Chocolate: A Self-Help Guide

Starting week three of being unemployed.

I didn't know what to do with myself today.  I've applied for dozens of jobs, and I'm sure a fitting position will open for me soon.  But it was weird.  I couldn't relax, or do things that I wanted to do, because I felt like I needed to get a job.  But a job isn't something you can just reach out and grab.  You have to wait for it.  I have a hard time waiting.

I felt like a waste of space.

Then I read this Thomas Jefferson quote (I keep a Jefferson quote blog):

"I have sometimes asked myself whether my country is the better for my having lived at all?  I do not know that it is.  I have been the instrument of doing the following things; but they would have been done by others; some of them, perhaps a little better."
He then goes on to list his accomplishments.
"The Declaration of Independence."
"I proposed the demolition of the church establishment, and the freedom of religion."
"The act prohibiting the importation of slaves."
If it's ok for Jefferson to feel like a waste of space, then it's ok for me to have blah days as well

A wise man told me that depression is a healthy, normal, and necessary time for reflection.

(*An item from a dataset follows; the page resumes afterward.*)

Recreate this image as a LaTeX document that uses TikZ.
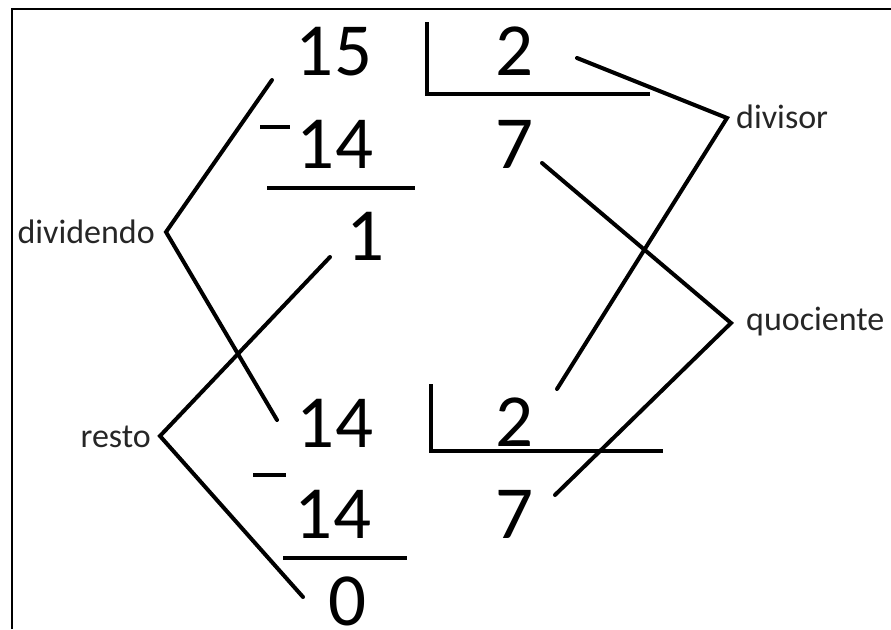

And I'd add to that: chocolate.  Depression is a time for chocolate.  The cause, and cure, of my current predicament.

Shoes and Mommy

I found my shoe.  In the garbage.  Thanks Claire.

Claire loves shoes now.  She'll walk around in our shoes.  She has learned how to say it and sign it.

She's also been saying and signing "daddy" for a few months now.  Kathy thought she heard Claire say "mommy" today.

"You hear that," Kathy said, "I think she she said mommy!"

Claire said it again, gesturing toward a magnet on the fridge.  A magnet of Ron Paul.

It kind of sounded like mommy.

some things are hard to photograph

This is the only picture from our tiny roadtrip last weekend, and it wasn't technically taken until we got home:


We needed a break—even from taking pictures, I guess.

As some of you already know, Christopher lost his job last week. The chocolate factory was his dream job of sorts, which made the lay-off that much more disappointing.  

So we drove to southern Utah and walked around in the hills.

We came back without a single picture from our change of scenery. No photo of our baby girl toddling up the trail, holding her daddy's hand high above her head. No footage of her screaming in delight at the riverbank, with sand between her fingers. No photo of the seriously kick-A food and generous hosts at my sister-in-law's house.

I lamented my lack of documentation, but I think it was enough just to be there together for a minute.

We up and moved here for this job. We settled into some ideas and dreams for this job. We even had a monthly chocolate budget because of this job. It was like, wait a minute, this isn't the plan—we haven't taken any pictures yet.

I don't think a picture would do anything justice anyway. There's something inspiring (and impossible to photograph) about watching your best friend be gracious and tactful and brave—especially when you feel like you wouldn't be if it were you. I don't know how to take a picture of that.

I'm appreciating being in this space together for a minute, this unplanned moment when the world's wide open and we're not sure yet how the scenery will change.

Vote for Peace

I usually save politics for my other blog.  But this one was too good not to share:

It hit home with me, because I voted for Obama in 2008. I thought he would bring the troops home, shut down Guantanamo, and stop wire-tapping us.

Toilet Water

When Claire drank from the toilet, it made me wonder: when was the last time I cleaned the toilet?  Also, whose kid is that?